Practical presentations of derivatives markets begin with a definition of financial derivatives as financial contracts, the value of which is a function of change in some underlying asset price or indicator. The markets are dissected into a series of discrete products forms. Futures and forwards commit a holder to buy or sell (call or put) some asset on a given date at a specific price. Options provide holders with rights but not obligations to buy or sell an asset. The largest product form, swaps, allows exchange of one unwanted income stream or price exposure for another, more desired. To enter a contract, buyers pay a very small proportion of the total value of the potential exposure to the change in price of the underlying asset. An initial small outlay entails a leveraged exposure and may subsequently generate very large payments. The basic derivative forms manifest in a series of product markets. Derivatives can reference anything from changes in the rate of inflation, the cost of borrowing, changes in the value of a currency, the price of a share, the probability of repayment, the volatility of markets, the performance of a national economy, or the vicissitudes of the weather. They are traded (opaquely and privately) on OTC markets and more transparently (but in lower volumes) on Exchange-Traded (ET) markets.
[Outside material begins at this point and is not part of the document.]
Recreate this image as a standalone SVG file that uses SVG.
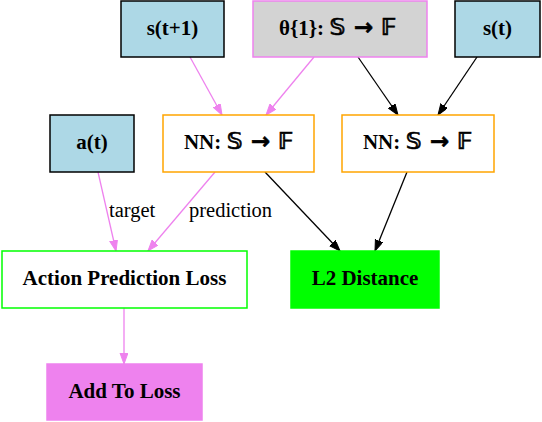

The perception of discreet forms and product markets, however, deflects recognition that derivatives are not secondary to markets in the so-called primitives (the underlying bonds, equities, currencies, indicators etc.) and in turn secondary to some underlying real economic process. Derivatives are not simply a ‘fantastic system of side bets’ (Bernstein 1996). Ambiguity as to whether prices in derivatives markets are a function of prices in underlying markets or vice versa is not incidental (Helleiner 2018). Financial derivatives are not only instruments for taking on leveraged speculative positions or hedging a real exposure to, for instance, the value of the euro in six months. Derivatives are more fundamentally transformative in terms of being integral to ownership and challenging perceptions of discrete markets, of functional and operational distinctions between finance and production, and regulatory orders constructed on the basis of capital having a readily identifiable—and national—time, space, and identity.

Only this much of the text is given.